Lawrence Robbins, a veteran litigator in Washington, disagreed, saying, “Any person in the real world should be highly reluctant to make these broad generalizations.”
While Mr. Robbins said it was indisputable that people brought different experiences to the bench, “the role of a judge requires that the person who holds that position recognizes those dispositions that come from personal experience and tries to surmount them.”
“Giving vent to the bias of one’s own experiences would lead to a wrong result, not a proper one,” Mr. Robbins said.
That notion echoes comments by Chief Justice John G. Roberts Jr. and Justice Clarence Thomas at their confirmation hearings that judges should be like neutral baseball umpires.
Miriam Nemetz, a Washington lawyer who has also litigated cases before both men and women at all levels, said that when considering the issue, it was important to note that the question must be narrowed to whether women might see and decide differently in some cases or situations, not everything that came before the courts.

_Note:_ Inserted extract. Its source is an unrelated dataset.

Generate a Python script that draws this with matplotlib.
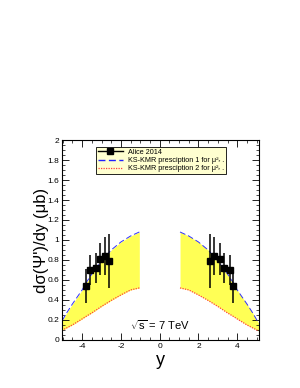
import numpy as np
import matplotlib
matplotlib.use("Agg")
import matplotlib.pyplot as plt
from matplotlib.ticker import MultipleLocator

plt.rcParams['font.family'] = ['Liberation Sans', 'DejaVu Sans']
plt.rcParams['mathtext.fontset'] = 'custom'
plt.rcParams['mathtext.rm'] = 'Liberation Sans'
plt.rcParams['mathtext.it'] = 'Liberation Sans:italic'

# ALICE 2014 psi(2S) data (forward rapidity, mirrored)
alice_y = [2.62, 2.82, 3.10, 3.30, 3.62, 3.80]
alice_val = [0.79, 0.84, 0.81, 0.72, 0.70, 0.54]
alice_err = [0.27, 0.19, 0.16, 0.15, 0.15, 0.17]

# KS-KMR band edges, |y| grid
band_y = [1.05, 1.5, 2.0, 2.5, 3.0, 3.5, 3.8, 4.0, 4.5, 4.8, 5.1]
band_hi = [1.08, 1.04, 0.98, 0.90, 0.79, 0.66, 0.57, 0.50, 0.36, 0.27, 0.17]
band_lo = [0.52, 0.50, 0.45, 0.395, 0.335, 0.27, 0.235, 0.21, 0.15, 0.12, 0.09]

fig = plt.figure(figsize=(3.0, 3.88), dpi=100)
ax = fig.add_axes([0.206, 0.124, 0.657, 0.515])

by = np.array(band_y)
hi = np.array(band_hi)
lo = np.array(band_lo)
for sgn in (-1, 1):
    xs = sgn * by
    ax.fill_between(xs, lo, hi, color='#ffff55', lw=0, zorder=1)
    ax.plot(xs, hi, color='#3030ff', ls=(0, (6, 3)), lw=0.7, zorder=2)
    ax.plot(xs, lo, color='#ff4040', ls=(0, (1, 1)), lw=0.9, zorder=2)

ay = np.array(alice_y)
av = np.array(alice_val)
ae = np.array(alice_err)
for sgn in (-1, 1):
    ax.errorbar(sgn * ay, av, yerr=ae, xerr=0.1, fmt='s', color='black',
                ms=4.5, lw=1.1, elinewidth=1.1, capsize=0, zorder=3)

# legend entries
ax.plot([], [], color='black', marker='s', ms=4, lw=1.0, label='Alice 2014')
ax.plot([], [], color='#2020ff', ls=(0, (5, 2.5)), lw=1.0,
        label='KS-KMR presciption 1 for \u03bc\u00b2\u1d63 .')
ax.plot([], [], color='#ff4040', ls=(0, (1, 1)), lw=0.9,
        label='KS-KMR presciption 2 for \u03bc\u00b2\u1d63 .')
h, l = ax.get_legend_handles_labels()
leg = ax.legend(h[-3:], l[-3:], loc='upper left', bbox_to_anchor=(0.175, 0.965),
                fontsize=5.2, frameon=True, fancybox=False, handlelength=3.4,
                borderpad=0.25, labelspacing=0.15, handletextpad=0.7,
                borderaxespad=0)
leg.get_frame().set_facecolor('#ffffd0')
leg.get_frame().set_edgecolor('black')
leg.get_frame().set_linewidth(0.6)
leg.get_frame().set_alpha(1)

ax.text(0.0, 0.15, r'$\sqrt{\rm s}$ = 7 TeV', ha='center', va='center', fontsize=8)

ax.set_xlim(-5.05, 5.12)
ax.set_ylim(0, 2)
ax.xaxis.set_major_locator(MultipleLocator(2))
ax.xaxis.set_minor_locator(MultipleLocator(0.5))
ax.yaxis.set_major_locator(MultipleLocator(0.2))
ax.yaxis.set_minor_locator(MultipleLocator(0.05))
ax.set_yticks(np.arange(0, 2.01, 0.2))
ax.set_yticklabels(['0', '0.2', '0.4', '0.6', '0.8', '1', '1.2', '1.4', '1.6', '1.8', '2'])
ax.set_xticks([-4, -2, 0, 2, 4])
ax.set_xticklabels(['-4', '-2', '0', '2', '4'])
ax.tick_params(which='both', direction='in', top=True, right=True, labelsize=6, pad=2)
ax.tick_params(which='major', length=5, width=0.6)
ax.tick_params(which='minor', length=2.5, width=0.5)
for s in ax.spines.values():
    s.set_linewidth(0.8)

ax.set_ylabel("d\u03c3(\u03a8')/dy (\u03bcb)", fontsize=12, labelpad=-1)
ax.set_xlabel('y', fontsize=13, labelpad=2)

fig.savefig('out.png', dpi=100)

Ms. Nemetz said she was recently involved in a Supreme Court case involving the Constitution’s commerce clause and the disposal of trash. “No one would contend that case could have anything to do with whether the judges were male or female,” she said. On the other hand, she noted, the recent strip-search case directly raised the issue of how offensive or intrusive the school’s actions were, and that judgment is surely subject to the justices’ own views.
Justice Steven G. Breyer was one of several on the court who suggested during oral argument that he was untroubled by the search. Justice Breyer said that when he was that age, boys stripped down to their underwear in the locker room and “people did stick things in my underwear,” a comment that produced hearty laughter from Justice Thomas.

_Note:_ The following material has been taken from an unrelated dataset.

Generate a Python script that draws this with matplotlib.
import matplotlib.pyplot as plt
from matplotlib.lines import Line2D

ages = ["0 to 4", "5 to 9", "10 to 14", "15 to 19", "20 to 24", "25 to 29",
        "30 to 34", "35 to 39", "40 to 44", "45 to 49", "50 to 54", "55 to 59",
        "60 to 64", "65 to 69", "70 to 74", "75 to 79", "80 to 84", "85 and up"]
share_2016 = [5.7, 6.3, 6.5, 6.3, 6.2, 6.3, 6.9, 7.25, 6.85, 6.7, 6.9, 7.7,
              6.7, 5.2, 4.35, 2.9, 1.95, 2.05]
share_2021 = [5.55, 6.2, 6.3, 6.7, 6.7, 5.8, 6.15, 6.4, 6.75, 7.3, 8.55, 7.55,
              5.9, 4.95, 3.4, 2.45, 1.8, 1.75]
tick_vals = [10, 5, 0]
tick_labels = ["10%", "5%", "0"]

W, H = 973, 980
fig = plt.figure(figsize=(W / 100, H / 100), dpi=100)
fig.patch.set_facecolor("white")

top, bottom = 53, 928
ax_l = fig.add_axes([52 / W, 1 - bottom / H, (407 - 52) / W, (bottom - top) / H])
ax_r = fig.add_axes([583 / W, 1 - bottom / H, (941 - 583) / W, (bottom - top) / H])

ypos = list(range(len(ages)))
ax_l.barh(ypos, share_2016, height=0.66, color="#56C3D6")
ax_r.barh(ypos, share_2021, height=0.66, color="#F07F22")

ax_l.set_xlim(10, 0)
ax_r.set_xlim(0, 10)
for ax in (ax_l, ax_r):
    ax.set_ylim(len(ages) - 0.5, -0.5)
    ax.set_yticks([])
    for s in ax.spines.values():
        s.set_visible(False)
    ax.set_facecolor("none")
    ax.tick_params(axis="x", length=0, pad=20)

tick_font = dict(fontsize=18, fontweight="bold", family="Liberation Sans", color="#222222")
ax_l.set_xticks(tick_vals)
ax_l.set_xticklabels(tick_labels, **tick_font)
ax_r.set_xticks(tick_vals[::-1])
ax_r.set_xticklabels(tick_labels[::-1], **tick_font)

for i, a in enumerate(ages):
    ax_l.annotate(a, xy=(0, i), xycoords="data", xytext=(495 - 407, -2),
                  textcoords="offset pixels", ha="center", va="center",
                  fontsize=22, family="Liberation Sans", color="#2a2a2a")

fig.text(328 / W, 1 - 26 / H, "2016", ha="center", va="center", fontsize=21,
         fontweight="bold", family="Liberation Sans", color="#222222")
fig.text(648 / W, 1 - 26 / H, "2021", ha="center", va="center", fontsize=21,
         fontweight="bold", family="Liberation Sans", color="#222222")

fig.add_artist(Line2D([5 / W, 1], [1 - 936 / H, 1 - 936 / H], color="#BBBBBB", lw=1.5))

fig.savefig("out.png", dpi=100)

Justice Ginsburg seemed annoyed, saying that “it wasn’t just that they were stripped to their underwear,” explaining that Ms. Redding was made to stretch out her bra and underpants for two female school officials to look inside.
If there was any doubt that she was seething over the matter, Justice Ginsburg took the extraordinary step two weeks later of discussing the case with a reporter even though the case was still pending.
In the interview with Joan Biskupic of USA Today, Justice Ginsburg also said that as a woman she had sometimes found her comments ignored in the justices’ private conferences until someone else made the same point. She said the experience recalled her early years as a female lawyer whose comments in group discussions were not properly valued.
Justice Ginsburg also dissented in a 2007 case in which the court ruled that Lily Ledbetter, who had worked at a Goodyear tire factory, could not sue over unequal pay because she failed to file her complaint in a timely manner.
And joining another dissent that year, she reacted harshly to Justice Anthony M. Kennedy’s majority opinion upholding a federal ban on a procedure that abortion opponents call “partial-birth” abortion. Justice Kennedy said women who undergo the procedure were liable to attacks of conscience. Justice Ginsburg responded that those views reflected “ancient notions of women’s place in the family and under the Constitution — ideas that have long since been discredited.”
The most prominent and recent academic study comparing male and female judges found that female judges were more likely than males to decide in favor of plaintiffs who alleged sex discrimination at the workplace. But the study, an unpublished paper by Christina L. Boyd, Lee Epstein and Andrew D. Martin, found no difference in cases involving disability law, environmental issues and capital punishment.
In addition, the study said female judges might exert their influence in cases that were decided by multijudge federal appeals panels.
“Likewise, when a woman serves on a panel with men, the men are significantly more likely to rule in favor of the rights litigant,” it said.